A Black Woman Running For Office In Virginia Could Be The State’s Last Hope In Protecting Women’s Reproductive Rights
Adams, a first-time candidate, sat down with ESSENCE to discuss her campaign and what inspired her to run for office. “I see people like me in the community all the time. I’m a working single, mom,” she said. “We exist, but we don’t seem to have a seat at the table when the decisions are made.”
And even though it’s only her first campaign, Adams described how the spirit of service and community runs in her family. Growing up, her father was a member of the union, working at a chemical plant. Adams said that’s what “taught me what hard work looks like and the importance of supporting your community.”

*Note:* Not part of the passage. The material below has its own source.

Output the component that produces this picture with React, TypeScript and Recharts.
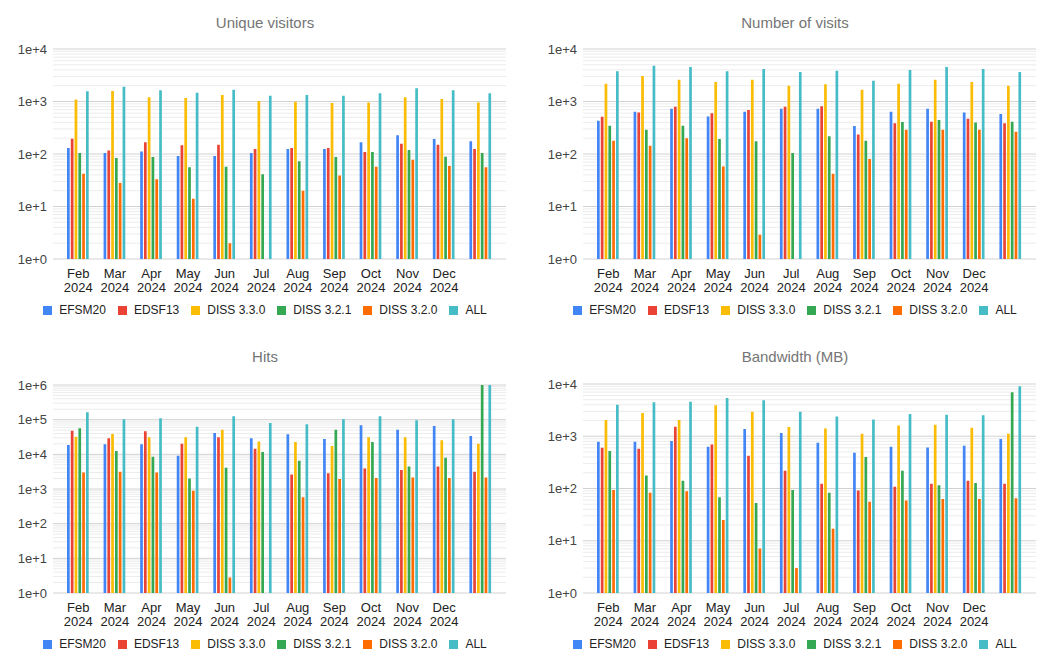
import React from 'react';
import { BarChart, Bar, XAxis, YAxis, CartesianGrid, Legend } from 'recharts';

const FONT = "'Liberation Sans', Arial, sans-serif";

// Categories
const categories = [
  'Feb 2024', 'Mar 2024', 'Apr 2024', 'May 2024', 'Jun 2024', 'Jul 2024',
  'Aug 2024', 'Sep 2024', 'Oct 2024', 'Nov 2024', 'Dec 2024', '',
];

// Series names and colours
const seriesNames = ['EFSM20', 'EDSF13', 'DISS 3.3.0', 'DISS 3.2.1', 'DISS 3.2.0', 'ALL'];
const seriesColors = ['#4285F4', '#EA4335', '#FBBC04', '#34A853', '#FF6D01', '#46BDC6'];

// Unique visitors
const uvEFSM20 = [130, 105, 112, 92, 92, 105, 125, 125, 167, 227, 193, 174];
const uvEDSF13 = [195, 116, 167, 146, 150, 125, 130, 130, 109, 157, 150, 125];
const uvDISS330 = [1090, 1580, 1200, 1170, 1330, 1020, 990, 940, 960, 1200, 1120, 960];
const uvDISS321 = [105, 84, 88, 56, 57, 41, 73, 88, 109, 119, 89, 105];
const uvDISS320 = [42, 28, 33, 14, 2, null, 20, 39, 57, 78, 59, 56];
const uvALL = [1560, 1920, 1630, 1470, 1680, 1290, 1330, 1290, 1430, 1780, 1630, 1430];

// Number of visits
const nvEFSM20 = [430, 640, 730, 520, 640, 730, 730, 340, 640, 730, 620, 580];
const nvEDSF13 = [510, 620, 790, 600, 690, 790, 810, 234, 384, 413, 471, 384];
const nvDISS330 = [2190, 3060, 2600, 2350, 2600, 2000, 2140, 1680, 2190, 2600, 2350, 2000];
const nvDISS321 = [346, 291, 346, 193, 174, 105, 217, 179, 407, 444, 400, 413];
const nvDISS320 = [179, 144, 199, 58, 2.9, null, 42, 80, 291, 291, 291, 266];
const nvALL = [3760, 4820, 4540, 3760, 4160, 3650, 3870, 2490, 3980, 4540, 4160, 3650];

// Hits
const hEFSM20 = [18500, 19400, 19400, 9110, 41200, 28900, 37700, 27600, 68600, 51400, 65600, 33700];
const hEDSF13 = [48100, 28900, 46000, 20200, 30900, 14500, 2630, 2870, 3920, 3510, 4480, 3140];
const hDISS330 = [32300, 38500, 30900, 30900, 51400, 23600, 22600, 17300, 30900, 30900, 25300, 20200];
const hDISS321 = [56100, 12400, 8530, 2010, 4100, 11600, 6530, 51400, 22600, 4480, 7980, 1000000];
const hDISS320 = [3000, 3140, 3000, 887, 2.8, null, 582, 1930, 2060, 2150, 2060, 2150];
const hALL = [163000, 102000, 109000, 62800, 125000, 80100, 73300, 102000, 125000, 95600, 102000, 1070000];

// Bandwidth (MB)
const bEFSM20 = [785, 785, 808, 629, 1370, 1150, 750, 483, 629, 611, 658, 883];
const bEDSF13 = [602, 576, 1520, 697, 423, 218, 123, 92, 108, 123, 140, 123];
const bDISS330 = [2040, 2780, 2040, 3900, 2950, 1500, 1410, 1120, 1610, 1660, 1460, 1120];
const bDISS321 = [520, 177, 140, 68, 53, 94, 83, 399, 218, 116, 127, 6920];
const bDISS320 = [94, 83, 89, 25, 7.1, 3.0, 17, 56, 59, 63, 63, 65];
const bALL = [4020, 4460, 4590, 5390, 4860, 2950, 2400, 2100, 2660, 2580, 2510, 9020];

// Y ticks
const ticks4 = [1, 10, 100, 1000, 10000];
const ticks6 = [1, 10, 100, 1000, 10000, 100000, 1000000];

const buildRows = (series: (number | null)[][]) =>
  categories.map((month, i) => {
    const row: Record<string, any> = { month };
    seriesNames.forEach((name, s) => {
      row[name] = series[s][i];
    });
    return row;
  });

const minorOf = (ticks: number[]) => {
  const out: number[] = [];
  for (let t = 0; t < ticks.length - 1; t++) {
    for (let k = 2; k <= 9; k++) out.push(ticks[t] * k);
  }
  return out;
};

const MonthTick = (props: any) => {
  const { x, y, payload } = props;
  const parts = String(payload.value).split(' ');
  return (
    <text x={x} y={y} textAnchor="middle" fill="#222" fontSize={13} fontFamily={FONT}>
      <tspan x={x} dy={19}>{parts[0] || ''}</tspan>
      <tspan x={x} dy={13.5}>{parts[1] || ''}</tspan>
    </text>
  );
};

const renderLegend = (props: any) => {
  const items = [...(props.payload || [])].sort(
    (a: any, b: any) => seriesNames.indexOf(a.value) - seriesNames.indexOf(b.value)
  );
  return (
    <div
      style={{
        display: 'flex',
        justifyContent: 'center',
        alignItems: 'center',
        height: 16,
        fontFamily: FONT,
        fontSize: 12,
        color: '#222',
      }}
    >
      {items.map((p: any, i: number) => (
        <div key={i} style={{ display: 'flex', alignItems: 'center', marginRight: i < items.length - 1 ? 12 : 0 }}>
          <span style={{ display: 'inline-block', width: 9, height: 9, background: p.color, marginRight: 7 }} />
          <span>{p.value}</span>
        </div>
      ))}
    </div>
  );
};

type PanelProps = {
  title: string;
  rows: Record<string, any>[];
  ticks: number[];
  left: number;
  top: number;
  marginTop: number;
};

const Panel = ({ title, rows, ticks, left, top, marginTop }: PanelProps) => {
  const minor = minorOf(ticks);
  return (
    <div style={{ position: 'absolute', left, top, width: 530, height: 333 }}>
      <div
        style={{
          position: 'absolute',
          top: 14,
          left: 0,
          width: 530,
          textAlign: 'center',
          fontFamily: FONT,
          fontSize: 15,
          lineHeight: '18px',
          color: '#757575',
        }}
      >
        {title}
      </div>
      <BarChart
        width={530}
        height={333}
        data={rows}
        margin={{ top: marginTop, right: 24, left: 0, bottom: 18 }}
        barSize={2.7}
        barGap={1.1}
      >
        <CartesianGrid vertical={false} horizontalValues={minor} stroke="#ececec" />
        <CartesianGrid vertical={false} stroke="#d2d2d2" />
        <XAxis
          dataKey="month"
          interval={0}
          tickLine={false}
          axisLine={false}
          tickSize={0}
          tickMargin={0}
          height={40}
          padding={{ left: 7, right: 7 }}
          tick={<MonthTick />}
        />
        <YAxis
          type="number"
          scale="log"
          domain={[ticks[0], ticks[ticks.length - 1]]}
          ticks={ticks}
          allowDataOverflow
          interval={0}
          width={53}
          tickLine={false}
          axisLine={false}
          tickSize={6}
          tickMargin={0}
          tick={{ fontSize: 13, fill: '#444', fontFamily: FONT }}
          tickFormatter={(v: number) => `1e+${Math.round(Math.log10(v))}`}
        />
        <Legend content={renderLegend} wrapperStyle={{ left: 0, width: 530, top: 302 }} />
        {seriesNames.map((name, i) => (
          <Bar key={name} dataKey={name} name={name} fill={seriesColors[i]} isAnimationActive={false} />
        ))}
      </BarChart>
    </div>
  );
};

export default function App() {
  const uvRows = buildRows([uvEFSM20, uvEDSF13, uvDISS330, uvDISS321, uvDISS320, uvALL]);
  const nvRows = buildRows([nvEFSM20, nvEDSF13, nvDISS330, nvDISS321, nvDISS320, nvALL]);
  const hRows = buildRows([hEFSM20, hEDSF13, hDISS330, hDISS321, hDISS320, hALL]);
  const bRows = buildRows([bEFSM20, bEDSF13, bDISS330, bDISS321, bDISS320, bALL]);
  return (
    <div style={{ position: 'absolute', left: 0, top: 0, width: 1060, height: 667, background: '#fff' }}>
      <Panel title="Unique visitors" rows={uvRows} ticks={ticks4} left={0} top={0} marginTop={49} />
      <Panel title="Number of visits" rows={nvRows} ticks={ticks4} left={530} top={0} marginTop={49} />
      <Panel title="Hits" rows={hRows} ticks={ticks6} left={0} top={334} marginTop={51} />
      <Panel title="Bandwidth (MB)" rows={bRows} ticks={ticks4} left={530} top={334} marginTop={50} />
    </div>
  );
}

Because he “worked in a space where you negotiated and with collective bargaining, he brought that type of atmosphere home.” It truly has come full circle for Adams—“it makes sense that I’m ready to go into public service because being a politician should be about service.”
“I’m born and raised here, so for me, this is about my family, my friends, my colleagues. I want to represent all of us. The community has really rallied behind me because they see themselves in me, as a candidate. That’s what’s been so rewarding and so humbling,” said Adams.
Winning this seat has broader ramifications beyond the state of Virginia. Adams explained how “this is a majority making seat.” “We have to flip three seats in order for Democrats to regain the majority in the House of Delegates,” continued Adams. “This is one of the most competitive races in the world, so it is it is crucial that we win this seat in order to protect our reproductive freedoms.”
This seat is more important than ever since the Supreme Court overturned Roe v. Wade, last summer. Now, the Commonwealth of Virginia is the last remaining state in the South that has not yet imposed any new restrictions or bans on abortion.